Is the expectation that libraries should share a common framework for data a utopia that hinders real progress in the sector?
In MARC, libraries had a notionally common exchange format and this continues to serve the needs of the sector after almost fifty years. Admittedly, it is an exchange format that was co-opted for use as a storage format and broken into several dialects used in different regions and sub-sectors, but nevertheless a format that could easily be used to transfer data between providers. Except for when you tried to import data without transformation because you expected interpretations of fields to be the same, if not within the wider concept of MARC, within the specific dialect.
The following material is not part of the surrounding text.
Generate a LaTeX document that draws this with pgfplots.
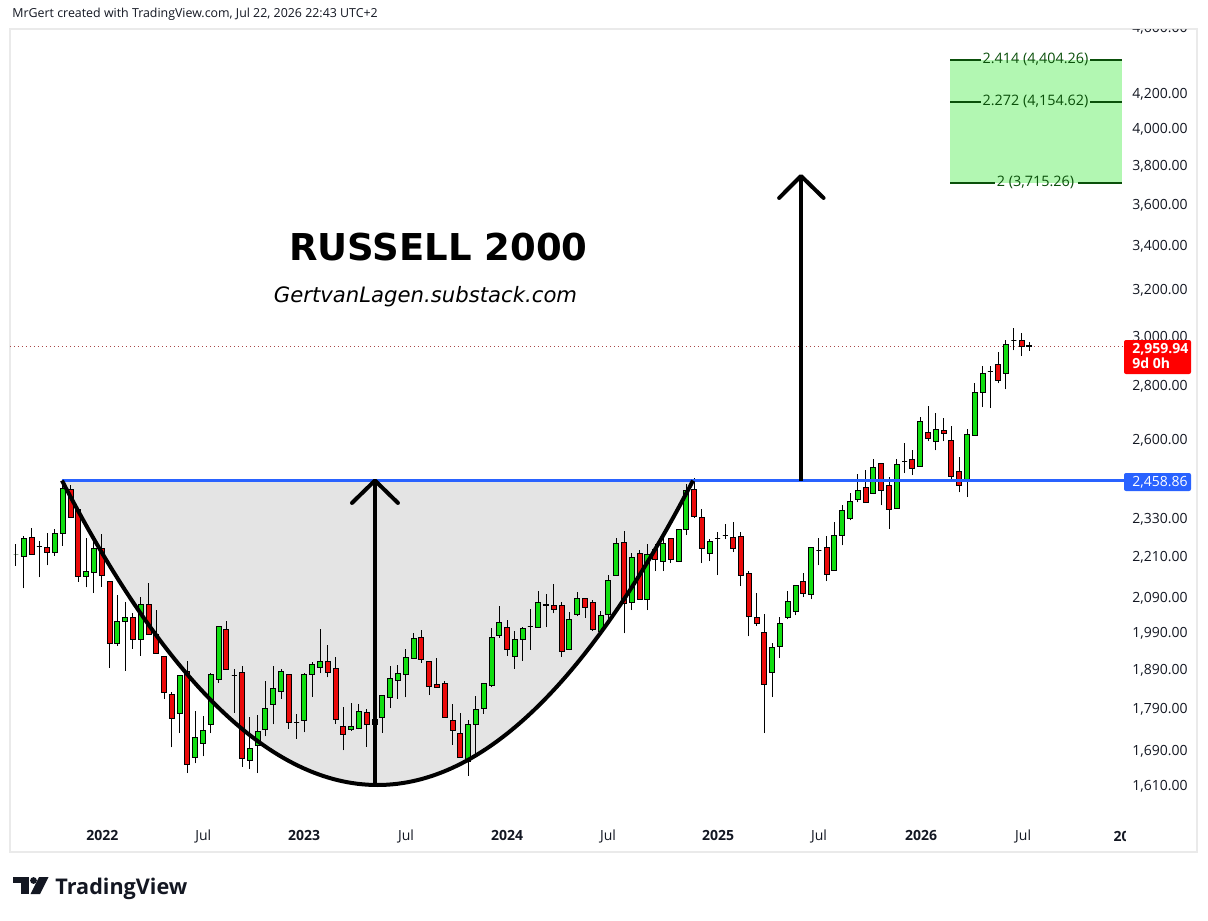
\documentclass[border=0pt]{standalone}
\usepackage{fontspec}
\setmainfont{Open Sans}
\newfontfamily\dejavu{DejaVu Sans}
\usepackage{pgfplots}
\usepackage{pgfplotstable}
\pgfplotsset{compat=1.18}
\definecolor{cgreen}{RGB}{17,222,17}
\definecolor{cred}{RGB}{235,10,10}
\definecolor{cupgray}{RGB}{228,228,228}
\definecolor{tvblue}{RGB}{41,98,255}
\definecolor{fibfill}{RGB}{178,247,178}
\definecolor{fibdark}{RGB}{10,80,10}
\definecolor{tvtext}{RGB}{19,23,34}
\definecolor{framec}{RGB}{234,234,234}
\definecolor{plred}{RGB}{255,0,0}
\definecolor{pline}{RGB}{170,70,70}

\pgfplotstableread{
i o h l c
1 2218 2252 2185 2218
2 2213 2277 2118 2270
3 2273 2302 2219 2220
4 2244 2262 2150 2244
5 2242 2286 2186 2227
6 2227 2299 2216 2286
7 2286 2459 2246 2431
8 2430 2444 2336 2337
9 2363 2364 2138 2152
10 2152 2270 2121 2169
11 2166 2267 2104 2238
12 2238 2284 2123 2155
13 2139 2140 1898 1963
14 1963 2099 1956 2024
15 2023 2078 1890 2035
16 2035 2046 1948 1974
17 1974 2093 1929 2072
18 2072 2133 1986 1987
19 1987 2056 1935 1936
20 1927 1928 1817 1834
21 1829 1836 1699 1769
22 1782 1878 1733 1878
23 1888 1915 1640 1660
24 1676 1788 1662 1723
25 1709 1775 1678 1740
26 1755 1885 1733 1880
27 1866 2011 1858 2010
28 2001 2024 1893 1894
29 1877 1894 1783 1877
30 1886 1902 1654 1674
31 1669 1772 1649 1697
32 1703 1777 1640 1738
33 1743 1863 1725 1794
34 1804 1902 1754 1844
35 1837 1894 1817 1888
36 1880 1881 1744 1760
37 1759 1779 1719 1759
38 1764 1885 1735 1880
39 1880 1912 1823 1907
40 1899 2001 1883 1915
41 1915 1958 1872 1886
42 1896 1925 1755 1767
43 1750 1796 1692 1730
44 1743 1806 1739 1750
45 1745 1804 1742 1787
46 1784 1792 1701 1755
47 1755 1785 1735 1767
48 1772 1827 1734 1826
49 1822 1902 1794 1870
50 1865 1904 1817 1883
51 1880 1947 1821 1925
52 1923 1992 1920 1977
53 1979 1999 1911 1920
54 1915 1916 1827 1848
55 1855 1923 1846 1847
56 1857 1863 1771 1772
57 1764 1805 1706 1740
58 1733 1782 1675 1676
59 1666 1764 1634 1755
60 1755 1825 1678 1792
61 1794 1858 1780 1857
62 1851 2004 1847 1979
63 1985 2067 1977 2021
64 2007 2026 1929 1947
65 1928 1996 1895 1974
66 1974 2007 1916 2004
67 2010 2058 1946 2010
68 2007 2110 2006 2078
69 2070 2102 2007 2069
70 2069 2130 2046 2058
71 2069 2078 1927 1941
72 1946 2049 1944 2029
73 2043 2107 2038 2089
74 2089 2090 2032 2063
75 2078 2084 1997 2001
76 1996 2052 1990 2040
77 2043 2157 2015 2142
78 2157 2270 2156 2254
79 2258 2292 1990 2075
80 2078 2223 2055 2211
81 2223 2233 2085 2086
82 2086 2251 2055 2220
83 2236 2251 2169 2205
84 2199 2283 2169 2254
85 2270 2271 2193 2205
86 2199 2299 2196 2298
87 2299 2446 2280 2426
88 2430 2466 2334 2340
89 2337 2363 2193 2239
90 2223 2267 2199 2261
91 2270 2289 2157 2270
92 2280 2315 2267 2280
93 2273 2321 2227 2239
94 2276 2289 2124 2157
95 2163 2169 1982 2038
96 2035 2104 2010 2018
97 1993 2043 1733 1855
98 1886 1963 1822 1952
99 1955 2035 1923 2018
100 2034 2110 2029 2080
101 2052 2128 2040 2127
102 2139 2163 2092 2104
103 2101 2243 2086 2242
104 2233 2270 2186 2233
105 2242 2276 2139 2160
106 2172 2321 2171 2280
107 2280 2376 2248 2360
108 2334 2416 2327 2390
109 2396 2481 2386 2426
110 2436 2494 2385 2386
111 2416 2533 2413 2505
112 2518 2519 2376 2426
113 2443 2470 2299 2363
114 2366 2533 2365 2515
115 2526 2589 2484 2526
116 2533 2564 2477 2501
117 2508 2684 2507 2669
118 2629 2726 2596 2607
119 2597 2699 2564 2640
120 2636 2681 2596 2625
121 2600 2651 2463 2474
122 2491 2540 2419 2443
123 2459 2640 2403 2622
124 2618 2814 2617 2779
125 2779 2881 2722 2853
126 2859 2881 2718 2859
127 2889 2937 2813 2825
128 2853 2986 2790 2970
129 2986 3036 2945 2986
130 2986 3015 2921 2962
131 2964 2978 2944 2959.94
}\candles

\begin{document}
\begin{tikzpicture}
\begin{scope}[x=0.5pt,y=-0.5pt]
  \fill[white] (0,0) rectangle (1208,920);
  \path[use as bounding box] (0,0) rectangle (1208,920);
  \draw[framec, line width=1pt] (10,29) rectangle (1197,852);
  \node[anchor=base west, inner sep=0pt, text=tvtext, font=\fontsize{6.2pt}{7pt}\selectfont] at (12,18) {MrGert created with TradingView.com, Jul 22, 2026 22:43 UTC+2};
  % logo
  \fill[tvtext] (13,877) rectangle (29,882.5);
  \fill[tvtext] (21,877) rectangle (29,894);
  \fill[tvtext] (33.5,880.5) circle (3.4);
  \fill[tvtext] (39,877) -- (48.5,877) -- (40,894) -- (30.5,894) -- cycle;
  \node[anchor=base west, inner sep=0pt, text=tvtext, font=\bfseries\fontsize{10.8pt}{12pt}\selectfont] at (55,894) {TradingView};
\end{scope}

\begin{axis}[
  at={(5pt,-410pt)}, anchor=south west,
  scale only axis, width=557.5pt, height=395.5pt,
  xmin=0.2303, xmax=143.27,
  ymode=log, ymin=1536.7, ymax=4596,
  axis line style={draw=none},
  tick style={draw=none},
  major tick length=0pt, minor tick length=0pt,
  yminorticks=false, xminorticks=false,
  ytick={1610,1690,1790,1890,1990,2090,2210,2330,2600,2800,3000,3200,3400,3600,3800,4000,4200},
  yticklabels={{1,610.00},{1,690.00},{1,790.00},{1,890.00},{1,990.00},{2,090.00},{2,210.00},{2,330.00},{2,600.00},{2,800.00},{3,000.00},{3,200.00},{3,400.00},{3,600.00},{3,800.00},{4,000.00},{4,200.00}},
  yticklabel pos=right,
  yticklabel style={anchor=west, inner sep=0pt, xshift=3.5pt, font=\fontsize{7pt}{8pt}\selectfont, text=tvtext},
  xtick={12.07,25.03,37.95,51.03,63.99,76.95,91.06,104.01,117.1,130.2},
  xticklabels={\textbf{2022},Jul,\textbf{2023},Jul,\textbf{2024},Jul,\textbf{2025},Jul,\textbf{2026},Jul},
  xticklabel style={anchor=base, inner sep=0pt, yshift=-10.5pt, font=\fontsize{7pt}{8pt}\selectfont, text=tvtext},
  clip=true,
]
% cup area
\fill[cupgray] (axis cs:6.9,2458.86) .. controls (axis cs:33.88,1401.4) and (axis cs:60.87,1401.4) .. (axis cs:87.85,2458.86) -- cycle;
% last price line
\addplot[pline, line width=0.5pt, dash pattern=on 0.6pt off 1.4pt, forget plot] coordinates {(0.2303,2959.94) (143.27,2959.94)};
% fib box
\addplot[fill=fibfill, draw=none, forget plot] coordinates {(120.82,3715.26) (142.88,3715.26) (142.88,4404.26) (120.82,4404.26)} -- cycle;
% candles
\pgfplotstablegetrowsof{\candles}
\pgfmathtruncatemacro{\nrows}{\pgfplotsretval-1}
\pgfplotsforeachungrouped \r in {0,...,\nrows}{%
  \pgfplotstablegetelem{\r}{i}\of\candles \let\ci\pgfplotsretval
  \pgfplotstablegetelem{\r}{o}\of\candles \let\co\pgfplotsretval
  \pgfplotstablegetelem{\r}{h}\of\candles \let\ch\pgfplotsretval
  \pgfplotstablegetelem{\r}{l}\of\candles \let\cl\pgfplotsretval
  \pgfplotstablegetelem{\r}{c}\of\candles \let\cc\pgfplotsretval
  \pgfmathsetmacro{\xa}{\ci-0.32}%
  \pgfmathsetmacro{\xb}{\ci+0.32}%
  \pgfmathtruncatemacro{\dn}{\cc<\co}%
  \ifnum\dn=1 \def\cfill{cred}\else\def\cfill{cgreen}\fi
  \edef\temp{%
    \noexpand\addplot[black, line width=0.5pt, forget plot] coordinates {(\ci,\cl) (\ci,\ch)};
    \noexpand\addplot[fill=\cfill, draw=black, line width=0.5pt, forget plot] coordinates {(\xa,\co) (\xb,\co) (\xb,\cc) (\xa,\cc)} -- cycle;
  }%
  \temp
}
% resistance line
\addplot[tvblue, line width=1.5pt, forget plot] coordinates {(6.9,2458.86) (143.27,2458.86)};
% cup curve
\draw[black, line width=2pt] (axis cs:6.9,2458.86) .. controls (axis cs:33.88,1401.4) and (axis cs:60.87,1401.4) .. (axis cs:87.85,2458.86);
% arrows
\addplot[black, line width=2pt, forget plot] coordinates {(47.05,1610) (47.05,2458.86)};
\addplot[black, line width=2pt, line join=round, line cap=round, forget plot] coordinates {(44.1,2383.7) (47.05,2458.86) (50.0,2383.7)};
\addplot[black, line width=2pt, forget plot] coordinates {(101.7,2458.86) (101.7,3749.5)};
\addplot[black, line width=2pt, line join=round, line cap=round, forget plot] coordinates {(98.9,3636.9) (101.7,3749.5) (104.6,3636.9)};
% fib lines
\addplot[fibdark, line width=1pt, forget plot] coordinates {(120.82,4404.26) (124.80,4404.26)};
\addplot[fibdark, line width=1pt, forget plot] coordinates {(138.78,4404.26) (142.88,4404.26)};
\addplot[fibdark, line width=1pt, forget plot] coordinates {(120.82,4154.62) (124.80,4154.62)};
\addplot[fibdark, line width=1pt, forget plot] coordinates {(138.78,4154.62) (142.88,4154.62)};
\addplot[fibdark, line width=1pt, forget plot] coordinates {(120.82,3715.26) (126.59,3715.26)};
\addplot[fibdark, line width=1pt, forget plot] coordinates {(137.24,3715.26) (142.88,3715.26)};
\node[text=fibdark, inner sep=0pt, font=\fontsize{7.2pt}{8pt}\selectfont] at (axis cs:131.79,4404.26) {2.414 (4,404.26)};
\node[text=fibdark, inner sep=0pt, font=\fontsize{7.2pt}{8pt}\selectfont] at (axis cs:131.79,4154.62) {2.272 (4,154.62)};
\node[text=fibdark, inner sep=0pt, font=\fontsize{7.2pt}{8pt}\selectfont] at (axis cs:131.79,3715.26) {2 (3,715.26)};
\end{axis}

\begin{scope}[x=0.5pt,y=-0.5pt]
  % clipped labels at the edges
  \begin{scope}
    \clip (1126,29.5) rectangle (1196,60);
    \node[anchor=west, inner sep=0pt, text=tvtext, font=\fontsize{7pt}{8pt}\selectfont] at (1132,28.4) {4,600.00};
  \end{scope}
  \begin{scope}
    \clip (1000,822) rectangle (1125,851);
    \node[anchor=base, inner sep=0pt, text=tvtext, font=\bfseries\fontsize{7pt}{8pt}\selectfont] at (1129.5,841) {2027};
  \end{scope}
  % price labels
  \fill[plred, rounded corners=1pt] (1124,340) rectangle (1191,374);
  \node[anchor=base west, inner sep=0pt, text=white, font=\bfseries\fontsize{7pt}{8pt}\selectfont] at (1132,353) {2,959.94};
  \node[anchor=base west, inner sep=0pt, text=white, font=\bfseries\fontsize{7pt}{8pt}\selectfont] at (1132,368) {9d 0h};
  \fill[tvblue, rounded corners=1pt] (1124,473) rectangle (1191,491);
  \node[anchor=base west, inner sep=0pt, text=white, font=\fontsize{7pt}{8pt}\selectfont] at (1132,486) {2,458.86};
  % titles
  \node[anchor=base, inner sep=0pt, text=black, font=\dejavu\bfseries\fontsize{18.5pt}{20pt}\selectfont] at (438.3,260) {RUSSELL 2000};
  \node[anchor=base, inner sep=0pt, text=black, font=\dejavu\itshape\fontsize{10.6pt}{12pt}\selectfont] at (425.5,302) {GertvanLagen.substack.com};
\end{scope}
\end{tikzpicture}
\end{document}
“Local flavour” seems a laughable concept, but libraries don’t react well to coercion in the form of validation and using fields for what they’re supposed to be used for. Nor is there a great understanding of normalization, or indeed any standard database stuff. What librarians understand is getting stuff done that is useful for users; oftentimes it seems like a good idea to shoehorn a bit of useful stuff in there — like that course code for the course readings. Sure, it helps the user, but it breaks the data.
Sometimes eager vendors claim that stuff can be done and try to press data in to fix things, local system administrators bodge stuff together without really considering the consequences. In fact, thinking through how “local flavour” can create a vendor lock-in because the data is part of a system should preclude any great flights of fancy on the data front. Nevertheless, in a non-networked world, this makes some sense, but in the modern context, it doesn’t.
It is hard to criticise libraries for trying to do things creatively that made the systems more useful, but a lot of the innovation was a response to lacklustre search capabilities in systems provided by vendors saddled with an aging data format. And so the snake swallows its own tail. It is hard to criticise library systems vendors for trying to satisfy the consistency requirements in the legacy format at the same time as struggling with basically bad data.
I’d argue that local flavour is unavoidable and inevitable when people try to provide support for different communities. It is anathema because we have expectations around a “shared format” where each element in the format is usable for every community and every community interprets the elements in the same way. Obviously, there was an expectation that “bibliographic data” is one thing; without reference to the use cases that drive the creation of the data in the first place.
In creating a new format, it seems inevitable that to some extent the expectation that bibliographic data is one thing, at the same time as trying to add space for different communities’ local flavour. Local flavour, however, lies deeper than this.
Local flavour is doing what you need to do with your data in order to get your work done. What each stage in this process is concerned with is entirely subjective, person-driven and frankly not something we are ever going to be able to “fix”. Every engineer that has seen some data has seen enough weirdness in to know that understandings and applications of field X from two people are rarely congruent in all but the most banal cases (and even then you are always prepared to be surprised).
To understand why local flavour is important, you need to understand that data is something that is there to be used. In every other domain, a database is designed to be useful to the company/institution using the data. The expectation that it works for them is central in database design. And databases are and should be in constant flux because uses are constantly changing (see ).
Libraries are no different.
While a minimal exchange format is attractive, exchanging a few simple details about items is relatively banal. But basing a data-driven architecture on such an anaemic foundation isn’t going to provide the solution needed to do the job.
In Resource Description Framework (RDF), we finally have a framework that will allow data to be expressed in a way that a) doesn’t conflict where sources disagree (i.e. local flavour in interpretation), and b) allows unlimited additional statements to be made about resources (i.e. local flavour in expression). Up in all of this, BIBFRAME seems to be aiming to provide a one-stop-shop for all terminology regarding what can be said; even if this is not the intention, having all of the terms controlled by one body (even when there are perfectly acceptable pre-existing terms in well-established vocabularies) does not encourage implementers to look beyond simple field-mappings, and thus brings none of the RDF goodness to the table.
For libraries to be able to move ahead now, they need to understand that they don’t need the help of a library systems vendor, they need the help of a non-library systems vendor who is well versed in the realities of the semantic Web, RDF and data design.